── The data

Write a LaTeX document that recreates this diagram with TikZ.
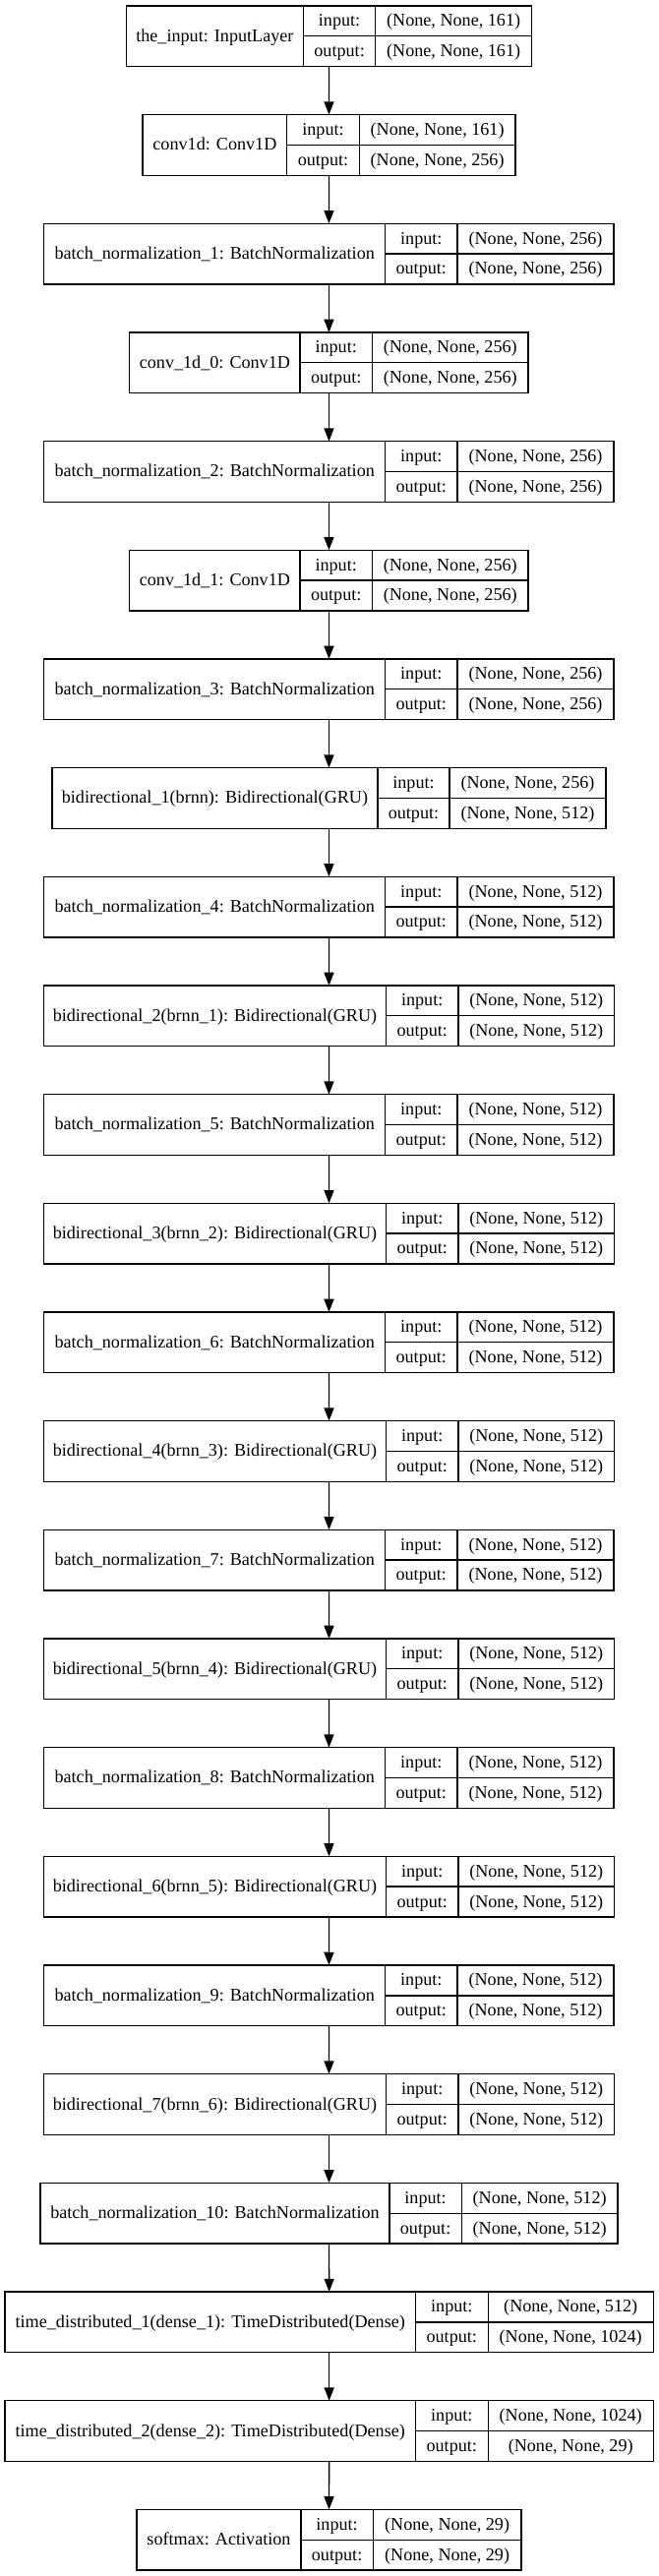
\documentclass[tikz,border=0pt]{standalone}
\usepackage{fontspec}
\setmainfont{Liberation Serif}
\usetikzlibrary{arrows.meta}
\tikzset{
  box/.style={draw=black, line width=1pt, inner sep=0pt, outer sep=0pt, rectangle},
  cell/.style={draw=black, line width=1pt},
  txt/.style={anchor=base, inner sep=0pt, outer sep=0pt, font=\fontsize{13.6}{16}\selectfont},
  arr/.style={draw=black, line width=1pt, -{Triangle[length=10pt,width=7.5pt]}}
}
\newcommand{\layer}[9]{%
  \pgfmathsetmacro{\yt}{6+#2*110.67}%
  \pgfmathsetmacro{\yb}{\yt+61.5}%
  \pgfmathsetmacro{\ym}{\yt+30.75}%
  \node[box, minimum width={(#6-#3)*0.75pt}, minimum height={61.5*0.75pt}] (#1) at ({(#3+#6)/2},\ym) {};
  \draw[cell] (#4,\yt) -- (#4,\yb);
  \draw[cell] (#5,\yt) -- (#5,\yb);
  \draw[cell] (#4,\ym) -- (#6,\ym);
  \node[txt] (#1-name) at ({(#3+#4)/2},{\ym+5.5}) {#7};
  \node[txt] (#1-il) at ({(#4+#5)/2},{\yt+15.4+5.5}) {input:};
  \node[txt] (#1-ol) at ({(#4+#5)/2},{\yt+46.1+5.5}) {output:};
  \node[txt] (#1-iv) at ({(#5+#6)/2},{\yt+15.4+5.5}) {#8};
  \node[txt] (#1-ov) at ({(#5+#6)/2},{\yt+46.1+5.5}) {#9};
}
\begin{document}
\begin{tikzpicture}[x=0.75pt, y=-0.75pt]
\useasboundingbox (0,0) rectangle (669,2619);
\layer{l0}{0}{128.4}{308.4}{381.8}{540.5}{the\_input: InputLayer}{(None, None, 161)}{(None, None, 161)}
\layer{l1}{1}{145}{291.8}{365.2}{524}{conv1d: Conv1D}{(None, None, 161)}{(None, None, 256)}
\layer{l2}{2}{44.8}{391.6}{465}{624.1}{batch\_normalization\_1: BatchNormalization}{(None, None, 256)}{(None, None, 256)}
\layer{l3}{3}{131.8}{305}{378.4}{537.1}{conv\_1d\_0: Conv1D}{(None, None, 256)}{(None, None, 256)}
\layer{l4}{4}{44.8}{391.6}{465}{624.1}{batch\_normalization\_2: BatchNormalization}{(None, None, 256)}{(None, None, 256)}
\layer{l5}{5}{131.8}{305}{378.4}{537.1}{conv\_1d\_1: Conv1D}{(None, None, 256)}{(None, None, 256)}
\layer{l6}{6}{44.8}{391.6}{465}{624.1}{batch\_normalization\_3: BatchNormalization}{(None, None, 256)}{(None, None, 256)}
\layer{l7}{7}{52.9}{384}{457}{616}{bidirectional\_1(brnn): Bidirectional(GRU)}{(None, None, 256)}{(None, None, 512)}
\layer{l8}{8}{44.8}{391.6}{465}{624.1}{batch\_normalization\_4: BatchNormalization}{(None, None, 512)}{(None, None, 512)}
\layer{l9}{9}{44.4}{392.5}{465.9}{624.6}{bidirectional\_2(brnn\_1): Bidirectional(GRU)}{(None, None, 512)}{(None, None, 512)}
\layer{l10}{10}{44.8}{391.6}{465}{624.1}{batch\_normalization\_5: BatchNormalization}{(None, None, 512)}{(None, None, 512)}
\layer{l11}{11}{44.4}{392.5}{465.9}{624.6}{bidirectional\_3(brnn\_2): Bidirectional(GRU)}{(None, None, 512)}{(None, None, 512)}
\layer{l12}{12}{44.8}{391.6}{465}{624.1}{batch\_normalization\_6: BatchNormalization}{(None, None, 512)}{(None, None, 512)}
\layer{l13}{13}{44.4}{392.5}{465.9}{624.6}{bidirectional\_4(brnn\_3): Bidirectional(GRU)}{(None, None, 512)}{(None, None, 512)}
\layer{l14}{14}{44.8}{391.6}{465}{624.1}{batch\_normalization\_7: BatchNormalization}{(None, None, 512)}{(None, None, 512)}
\layer{l15}{15}{44.4}{392.5}{465.9}{624.6}{bidirectional\_5(brnn\_4): Bidirectional(GRU)}{(None, None, 512)}{(None, None, 512)}
\layer{l16}{16}{44.8}{391.6}{465}{624.1}{batch\_normalization\_8: BatchNormalization}{(None, None, 512)}{(None, None, 512)}
\layer{l17}{17}{44.4}{392.5}{465.9}{624.6}{bidirectional\_6(brnn\_5): Bidirectional(GRU)}{(None, None, 512)}{(None, None, 512)}
\layer{l18}{18}{44.8}{391.6}{465}{624.1}{batch\_normalization\_9: BatchNormalization}{(None, None, 512)}{(None, None, 512)}
\layer{l19}{19}{44.4}{392.5}{465.9}{624.6}{bidirectional\_7(brnn\_6): Bidirectional(GRU)}{(None, None, 512)}{(None, None, 512)}
\layer{l20}{20}{41}{395.9}{469.3}{628}{batch\_normalization\_10: BatchNormalization}{(None, None, 512)}{(None, None, 512)}
\layer{l21}{21}{5.1}{422.4}{496.2}{664.2}{time\_distributed\_1(dense\_1): TimeDistributed(Dense)}{(None, None, 512)}{(None, None, 1024)}
\layer{l22}{22}{5.1}{422.4}{496.2}{664.2}{time\_distributed\_2(dense\_2): TimeDistributed(Dense)}{(None, None, 1024)}{(None, None, 29)}
\layer{l23}{23}{139.1}{305.9}{379.3}{529.9}{softmax: Activation}{(None, None, 29)}{(None, None, 29)}
\foreach \a/\b in {0/1,1/2,2/3,3/4,4/5,5/6,6/7,7/8,8/9,9/10,10/11,11/12,12/13,13/14,14/15,15/16,16/17,17/18,18/19,19/20,20/21,21/22,22/23}
  \draw[arr] (l\a.south) -- (l\b.north);
\end{tikzpicture}
\end{document}
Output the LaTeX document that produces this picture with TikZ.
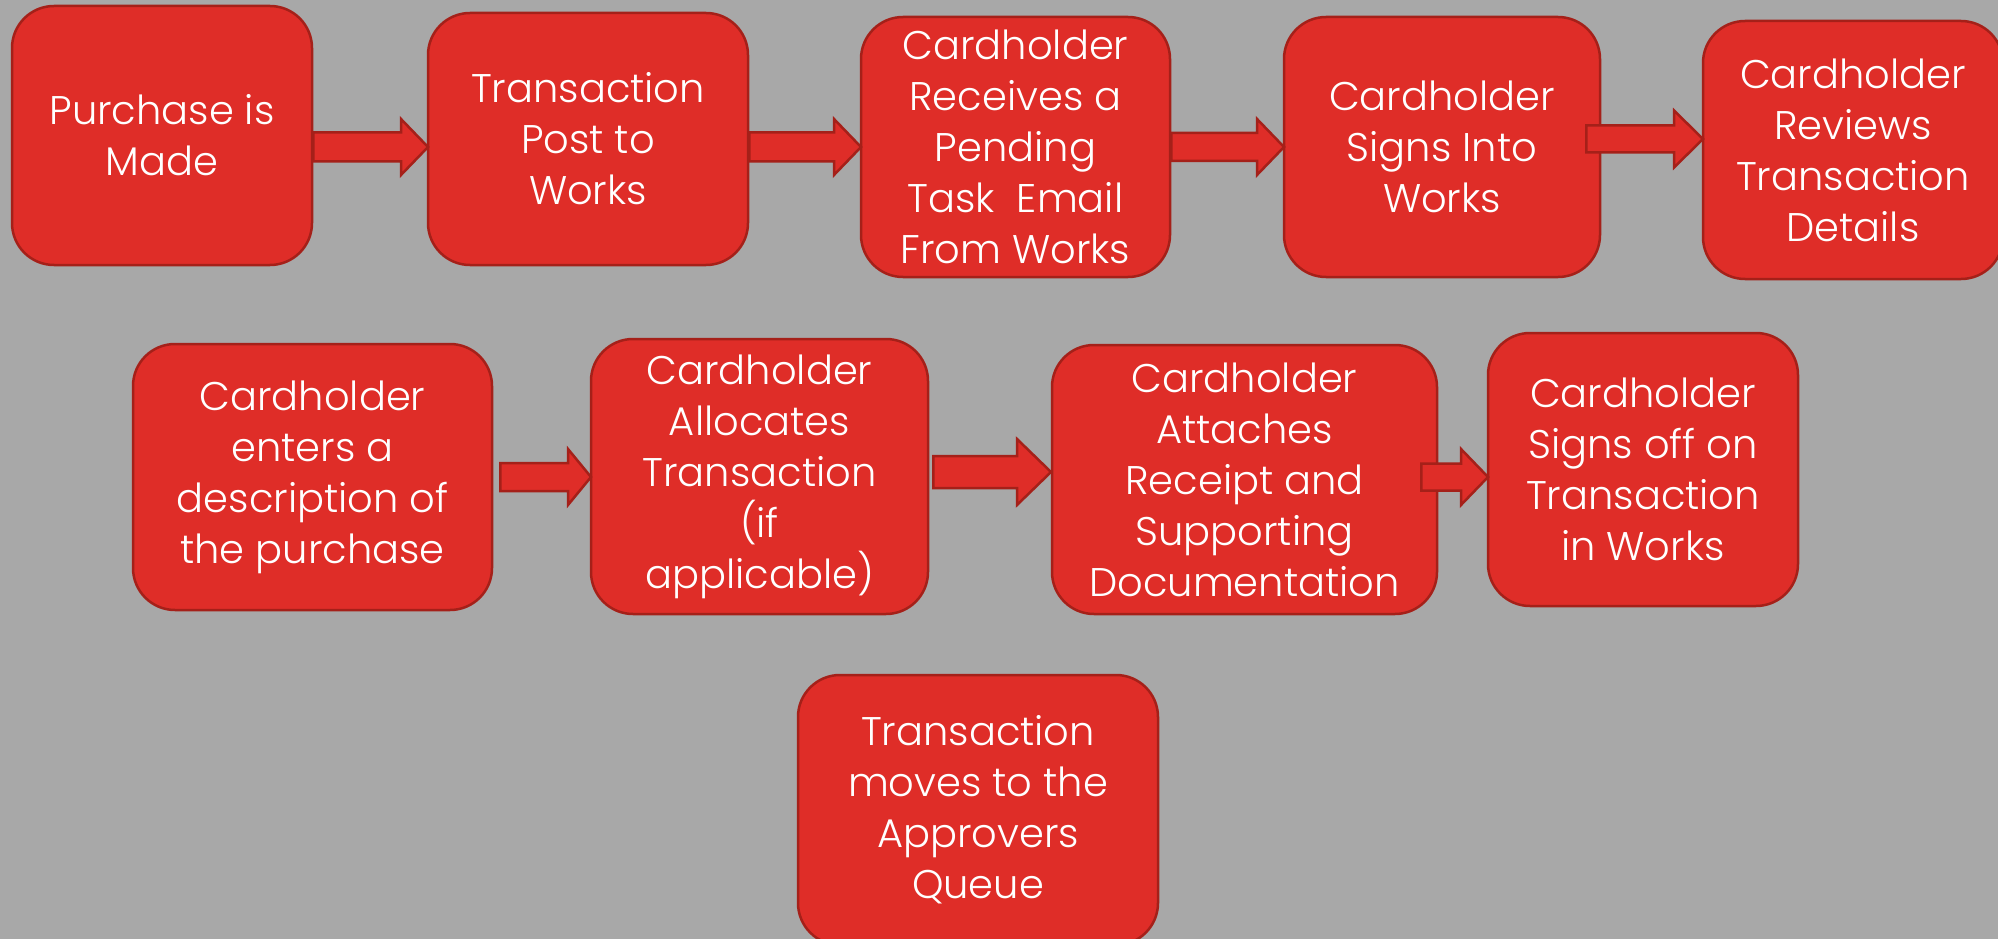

────

■ What to produce
Make an exact copy of all entries above, dropping the images.

■ Solved exercise
Write a LaTeX document that recreates this diagram with TikZ.
\documentclass[tikz,border=0pt]{standalone}
\usepackage{fontspec}
\setmainfont{Liberation Serif}
\usetikzlibrary{arrows.meta}
\tikzset{
  box/.style={draw=black, line width=1pt, inner sep=0pt, outer sep=0pt, rectangle},
  cell/.style={draw=black, line width=1pt},
  txt/.style={anchor=base, inner sep=0pt, outer sep=0pt, font=\fontsize{13.6}{16}\selectfont},
  arr/.style={draw=black, line width=1pt, -{Triangle[length=10pt,width=7.5pt]}}
}
\newcommand{\layer}[9]{%
  \pgfmathsetmacro{\yt}{6+#2*110.67}%
  \pgfmathsetmacro{\yb}{\yt+61.5}%
  \pgfmathsetmacro{\ym}{\yt+30.75}%
  \node[box, minimum width={(#6-#3)*0.75pt}, minimum height={61.5*0.75pt}] (#1) at ({(#3+#6)/2},\ym) {};
  \draw[cell] (#4,\yt) -- (#4,\yb);
  \draw[cell] (#5,\yt) -- (#5,\yb);
  \draw[cell] (#4,\ym) -- (#6,\ym);
  \node[txt] (#1-name) at ({(#3+#4)/2},{\ym+5.5}) {#7};
  \node[txt] (#1-il) at ({(#4+#5)/2},{\yt+15.4+5.5}) {input:};
  \node[txt] (#1-ol) at ({(#4+#5)/2},{\yt+46.1+5.5}) {output:};
  \node[txt] (#1-iv) at ({(#5+#6)/2},{\yt+15.4+5.5}) {#8};
  \node[txt] (#1-ov) at ({(#5+#6)/2},{\yt+46.1+5.5}) {#9};
}
\begin{document}
\begin{tikzpicture}[x=0.75pt, y=-0.75pt]
\useasboundingbox (0,0) rectangle (669,2619);
\layer{l0}{0}{128.4}{308.4}{381.8}{540.5}{the\_input: InputLayer}{(None, None, 161)}{(None, None, 161)}
\layer{l1}{1}{145}{291.8}{365.2}{524}{conv1d: Conv1D}{(None, None, 161)}{(None, None, 256)}
\layer{l2}{2}{44.8}{391.6}{465}{624.1}{batch\_normalization\_1: BatchNormalization}{(None, None, 256)}{(None, None, 256)}
\layer{l3}{3}{131.8}{305}{378.4}{537.1}{conv\_1d\_0: Conv1D}{(None, None, 256)}{(None, None, 256)}
\layer{l4}{4}{44.8}{391.6}{465}{624.1}{batch\_normalization\_2: BatchNormalization}{(None, None, 256)}{(None, None, 256)}
\layer{l5}{5}{131.8}{305}{378.4}{537.1}{conv\_1d\_1: Conv1D}{(None, None, 256)}{(None, None, 256)}
\layer{l6}{6}{44.8}{391.6}{465}{624.1}{batch\_normalization\_3: BatchNormalization}{(None, None, 256)}{(None, None, 256)}
\layer{l7}{7}{52.9}{384}{457}{616}{bidirectional\_1(brnn): Bidirectional(GRU)}{(None, None, 256)}{(None, None, 512)}
\layer{l8}{8}{44.8}{391.6}{465}{624.1}{batch\_normalization\_4: BatchNormalization}{(None, None, 512)}{(None, None, 512)}
\layer{l9}{9}{44.4}{392.5}{465.9}{624.6}{bidirectional\_2(brnn\_1): Bidirectional(GRU)}{(None, None, 512)}{(None, None, 512)}
\layer{l10}{10}{44.8}{391.6}{465}{624.1}{batch\_normalization\_5: BatchNormalization}{(None, None, 512)}{(None, None, 512)}
\layer{l11}{11}{44.4}{392.5}{465.9}{624.6}{bidirectional\_3(brnn\_2): Bidirectional(GRU)}{(None, None, 512)}{(None, None, 512)}
\layer{l12}{12}{44.8}{391.6}{465}{624.1}{batch\_normalization\_6: BatchNormalization}{(None, None, 512)}{(None, None, 512)}
\layer{l13}{13}{44.4}{392.5}{465.9}{624.6}{bidirectional\_4(brnn\_3): Bidirectional(GRU)}{(None, None, 512)}{(None, None, 512)}
\layer{l14}{14}{44.8}{391.6}{465}{624.1}{batch\_normalization\_7: BatchNormalization}{(None, None, 512)}{(None, None, 512)}
\layer{l15}{15}{44.4}{392.5}{465.9}{624.6}{bidirectional\_5(brnn\_4): Bidirectional(GRU)}{(None, None, 512)}{(None, None, 512)}
\layer{l16}{16}{44.8}{391.6}{465}{624.1}{batch\_normalization\_8: BatchNormalization}{(None, None, 512)}{(None, None, 512)}
\layer{l17}{17}{44.4}{392.5}{465.9}{624.6}{bidirectional\_6(brnn\_5): Bidirectional(GRU)}{(None, None, 512)}{(None, None, 512)}
\layer{l18}{18}{44.8}{391.6}{465}{624.1}{batch\_normalization\_9: BatchNormalization}{(None, None, 512)}{(None, None, 512)}
\layer{l19}{19}{44.4}{392.5}{465.9}{624.6}{bidirectional\_7(brnn\_6): Bidirectional(GRU)}{(None, None, 512)}{(None, None, 512)}
\layer{l20}{20}{41}{395.9}{469.3}{628}{batch\_normalization\_10: BatchNormalization}{(None, None, 512)}{(None, None, 512)}
\layer{l21}{21}{5.1}{422.4}{496.2}{664.2}{time\_distributed\_1(dense\_1): TimeDistributed(Dense)}{(None, None, 512)}{(None, None, 1024)}
\layer{l22}{22}{5.1}{422.4}{496.2}{664.2}{time\_distributed\_2(dense\_2): TimeDistributed(Dense)}{(None, None, 1024)}{(None, None, 29)}
\layer{l23}{23}{139.1}{305.9}{379.3}{529.9}{softmax: Activation}{(None, None, 29)}{(None, None, 29)}
\foreach \a/\b in {0/1,1/2,2/3,3/4,4/5,5/6,6/7,7/8,8/9,9/10,10/11,11/12,12/13,13/14,14/15,15/16,16/17,17/18,18/19,19/20,20/21,21/22,22/23}
  \draw[arr] (l\a.south) -- (l\b.north);
\end{tikzpicture}
\end{document}
Output the LaTeX document that produces this picture with TikZ.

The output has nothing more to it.